This is a small ETL project around League of Legends ranked matches using SETL Framework: https://github.com/JCDecaux/setl. The goal of this project is to showcase some features of SETL.
The data is from Kaggle : https://www.kaggle.com/paololol/league-of-legends-ranked-matches/data. The files that are used in this project are champs.csv
, participants.csv
, stats1.csv
and stats2.csv
.
As explained in the framework, inputs are read from SparkRepository or Connector as a Delivery.
You can create a case class containing the fields you want, create a SparkRepository with this case class as type, and setting the config of the CSV file. The example is with the case class Player
which is used to read the matches.csv
file.
NB : This does not only works with CSV, it also works for Excel or Parquet format.

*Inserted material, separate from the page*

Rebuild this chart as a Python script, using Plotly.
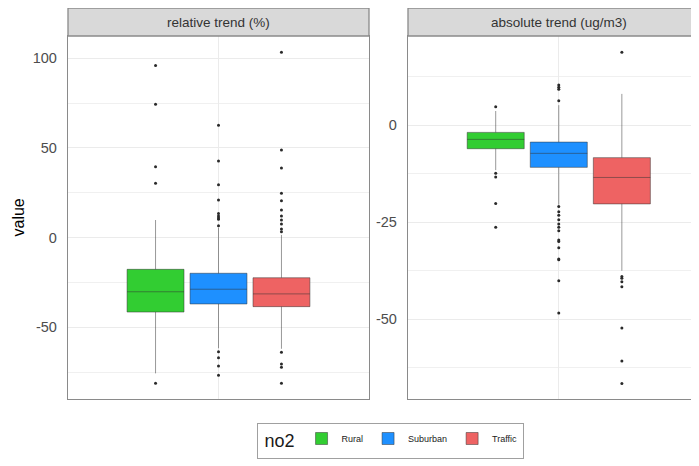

I have multiple partitions of a single CSV input file, how to read all of them into a DataFrame/Dataset ?
You can create a folder, move all the partitions in the folder, and use the path of the folder in the configuration file. The example is with statsRepository
of local.conf
file.
NB : This does not only works with CSV, it also works for Excel or Parquet format.
There are too many fields in my input file and I need all of them, should I create a case class of 100 fields to read it ?
For a reason X or Y, you do not always want to create a case class and use a SparkRepository. Instead of reading with a SparkRepository, read with a Connector. You can check out CrossDataFactory.scala
.
To write the result of a Transformation, you can use a SparkRepository. An example can be found in CrossDataFactory.scala
. Sometimes, you do not want to use a SparkRepository because of the case class. Similarly as reading, you can use a Connector. There is an example with the Connector of config champPlayersConnector
, which is an output of some Factory that is being saved for future use.
Factory and Transformer are use for Transformations. For example, CrossDataFactory
uses 3 input SparkRepositories, two Transformers (ChampionPlayerTransformer
and PlayerStatsTransformer
) to produce an output. For the Factory to run its code, we have to add a Stage in the Pipeline. You can look at App.scala
for more information on that.
The result of the Factory will be passed to the next stage. However, to use it, it has to be "recognizable". That is, if it is unique in the pipeline, like a Dataset of a certain type that only appears once as a result of a Factory. Else, it is not recognizable ; it has to be saved and read from the config as a Delivery.
I think that SETL simplifies the reading/writing process, optimizes the order of transformations in the pipeline by analyzing dependencies of factories and running them in parallel if they are not inter-dependant. Overall, SETL provides a very clean structure for ETL projects.